Saturday, August 20, 2005

Alternative Mortgages Gain In Popularity

Novel products accounted for up to 25% of new home loans over the past year.
By: MICHAEL SCHROEDER: The Wall Street Journal Online
Banks are increasingly making interest-only loans and offering other novel mortgage products, but those alternative financings accounted for less than a quarter of all home loans originated over the past year, according to a Federal Reserve report.

For the first time, the Fed's July survey of senior loan officers provides information about lending trends for nontraditional home loans, such as mortgages that initially let borrowers pay interest and no principal, and keep payments low in the first years.

The survey indicated that over the 12 months ended in July, 19 of the 46 banks that responded said nontraditional mortgages had risen to 5% to 25% of total originations. The 19 banks accounted for 72% of all residential mortgages on the books of all respondents at the end of the first quarter. The largest banks reported the share of alternative loans was 16% to 25%, the Fed said. More than half of respondents said the share has increased moderately or substantially over the previous 12-month period.

Federal financial regulators - the Fed, the Federal Deposit Insurance Corp. and the Treasury Department's Office of the Comptroller of the Currency and Office of Thrift Supervision - have identified the new mortgage loans as a cause for concern and are preparing joint guidance for banks on writing them.
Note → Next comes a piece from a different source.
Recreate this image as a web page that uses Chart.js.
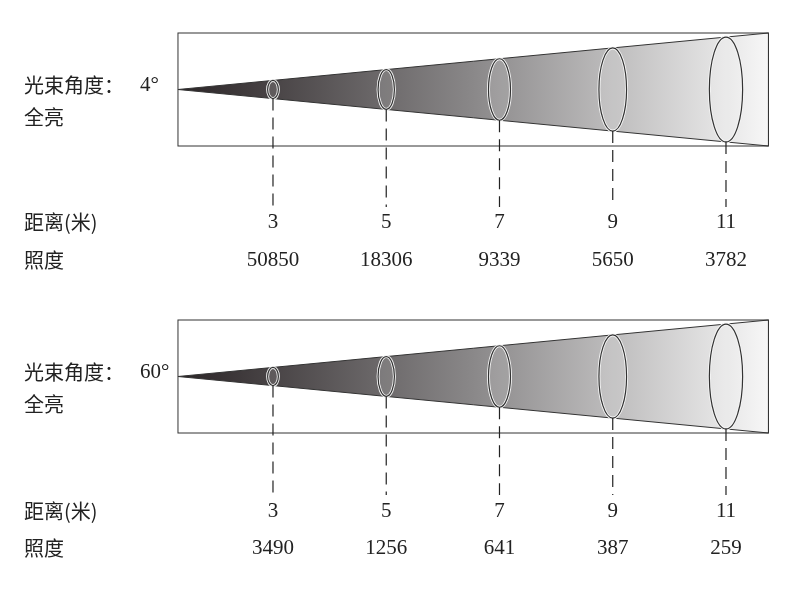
<!DOCTYPE html>
<html>
<head>
<meta charset="utf-8">
<script src="https://cdn.jsdelivr.net/npm/chart.js@4/dist/chart.umd.min.js"></script>
<style>
  body { margin: 0; background: #fff; }
  canvas { display: block; }
</style>
</head>
<body>
<canvas id="beamChart" width="800" height="607"></canvas>
<script>
// data
const distances = [3, 5, 7, 9, 11];
const beamAngles = ['4°', '60°'];
const lux4 = [50850, 18306, 9339, 5650, 3782];
const lux60 = [3490, 1256, 641, 387, 259];
const rowLabels = ['距离(米)', '照度'];
const modeLabel = '全亮';

// geometry in scale units (x = distance in metres, y = page rows)
const apexX = 1.322, endX = 11.75;
const panels = [
    { top: 33, bottom: 146, dashEnd: 207, row1: 222, row2: 260, angle: beamAngles[0], lux: lux4 },
    { top: 320, bottom: 433, dashEnd: 495, row1: 511, row2: 548, angle: beamAngles[1], lux: lux60 },
];

const serif = '"Liberation Serif", "DejaVu Serif", serif';
const cjk = '"Noto Sans CJK SC", sans-serif';

const beamPlugin = {
    id: 'beam',
    afterDraw(chart) {
        const c = chart.ctx;
        const xs = chart.scales.x, ys = chart.scales.y;
        const X = v => xs.getPixelForValue(v);
        const Y = v => ys.getPixelForValue(v);
        c.save();
        panels.forEach(p => {
            const mid = (p.top + p.bottom) / 2;
            const half = (p.bottom - p.top) / 2;
            const x0 = X(apexX), x1 = X(endX);
            const yT = Y(p.top), yB = Y(p.bottom), yM = Y(mid);
            // cone
            const g = c.createLinearGradient(x0, 0, x1, 0);
            g.addColorStop(0, '#2a2426');
            g.addColorStop(0.5, '#8a8889');
            g.addColorStop(1, '#f7f7f7');
            c.beginPath();
            c.moveTo(x0, yM); c.lineTo(x1, yT); c.lineTo(x1, yB); c.closePath();
            c.fillStyle = g; c.fill();
            c.strokeStyle = '#333'; c.lineWidth = 1; c.stroke();
            // box
            c.strokeRect(x0, yT, x1 - x0, yB - yT);
            // ellipses and dashes
            distances.forEach((d, i) => {
                const hh = half * (d - apexX) / (endX - apexX);
                const cx = X(d);
                const ry = Math.abs(Y(mid + hh) - yM);
                const rx = 3 + 0.26 * ry;
                c.beginPath();
                c.ellipse(cx, yM, rx, ry, 0, 0, Math.PI * 2);
                c.fillStyle = 'rgba(255,255,255,0.12)'; c.fill();
                c.strokeStyle = '#f4f4f4'; c.lineWidth = 3; c.stroke();
                c.strokeStyle = '#333'; c.lineWidth = 1.2; c.stroke();
                c.beginPath();
                c.setLineDash([12, 7]);
                c.moveTo(cx, yM + ry); c.lineTo(cx, Y(p.dashEnd));
                c.strokeStyle = '#222'; c.lineWidth = 1.2; c.stroke();
                c.setLineDash([]);
                c.fillStyle = '#222';
                c.textAlign = 'center'; c.textBaseline = 'middle';
                c.font = '21px ' + serif;
                c.fillText(String(d), cx, Y(p.row1));
                c.fillText(String(p.lux[i]), cx, Y(p.row2));
            });
            // labels
            c.textAlign = 'left';
            c.fillStyle = '#222';
            c.font = '20px ' + cjk;
            c.fillText('光束角度：', 24, Y(mid - 4));
            c.font = '21px ' + serif;
            c.fillText(p.angle, 140, Y(mid - 4));
            c.font = '20px ' + cjk;
            c.fillText(modeLabel, 24, Y(mid + 28));
            c.fillText(rowLabels[0], 24, Y(p.row1));
            c.fillText(rowLabels[1], 24, Y(p.row2));
        });
        c.restore();
    }
};

new Chart(document.getElementById('beamChart').getContext('2d'), {
    type: 'scatter',
    data: { datasets: [{ data: [], pointRadius: 0 }] },
    options: {
        responsive: false,
        animation: false,
        layout: { padding: 0 },
        plugins: { legend: { display: false }, tooltip: { enabled: false } },
        scales: {
            x: { type: 'linear', min: -1.821, max: 12.307, display: false },
            y: { type: 'linear', min: 0, max: 607, reverse: true, display: false },
        },
    },
    plugins: [beamPlugin],
});
</script>
</body>
</html>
With rising property values, low interest rates have helped keep delinquencies down by keeping monthly payments in check and making it easy for borrowers who run into trouble to refinance or sell their homes at a profit. Just 1.08% of residential mortgages were in foreclosure proceedings at the end of the first quarter, down from 1.17% five years earlier, according to the Mortgage Bankers Association.

The mainstream marketing of products that initially had been geared toward the most sophisticated borrowers indicates lending standards overall are loosening. In addition to interest-only loans, the alternative mortgages include option-adjustable mortgages that carry introductory rates as low as 1% and give borrowers multiple payment choices. Borrowers who elect the minimum payment can see loan balances rise.

According to the Fed, more than 85% of the loan officers said their institutions had resold less than 25% of the loans through mortgage-backed securities. In contrast, three large banks that accounted for 40% of the group's residential mortgages said they had securitized more than three-quarters of their nontraditional home loans.